The danger mainly exists when an astronaut is in flight from one planet to another. On the surface of the Moon or Mars one can find shelter from the deadly rays. But when in space they come from all directions. "Going to Mars with an aluminium spaceship is undoable," says Nasser Barghoury Project Scientist for NASA's Space Radiation Shielding Project.

Many solutions to this problem have been proposed. Encasing the ship's hull in a lead shield would be effective, but it would make the ship so intolerably massive that accelerating it would require an unacceptable amount of energy.

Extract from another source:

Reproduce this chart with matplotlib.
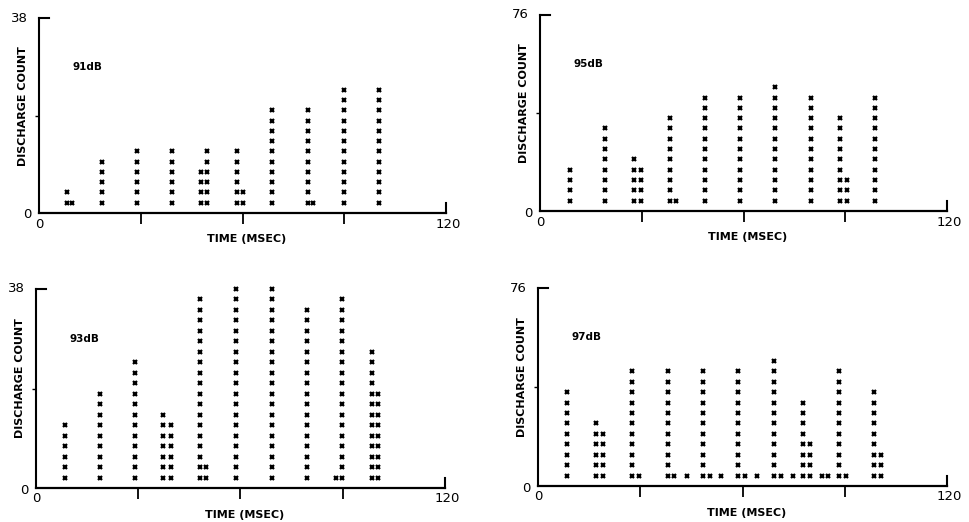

Coating the hull with water would also work, since water stops most cosmic rays, but the water would still make the ship far too massive.

The solution now being considered by NASA scientists is an astonishing one: polyethylene, of which plastic rubbish bags are made. We may travel to Mars in plastic spaceships.

Now Barghoury and his team have invented a material based on polyethylene called RXF1 which they claim has three times the tensile strength of aluminium, and yet is 2.6 times lighter. It also affords more than 50 percent more protection from solar storms. (The details of how RXFl is made are being kept secret because a patent on the material is pending. But the private space industry should be reassured: my understanding of US patent law and procedures is that such secrecy seldom lasts more than a year.)

RXF1 is apparently strong enough to deflect micrometeorites, which although travelling more slowly than cosmic rays, are much larger and do just as much damage. "ince it's a fabric," says NASA scientist Raj Kaul, "It can be draped around moulds and shaped into specific spacecraft standards."

It is hard to imagine that humble rubbish bags might have such a destiny, but daft as this sounds, they may still be the way to the stars.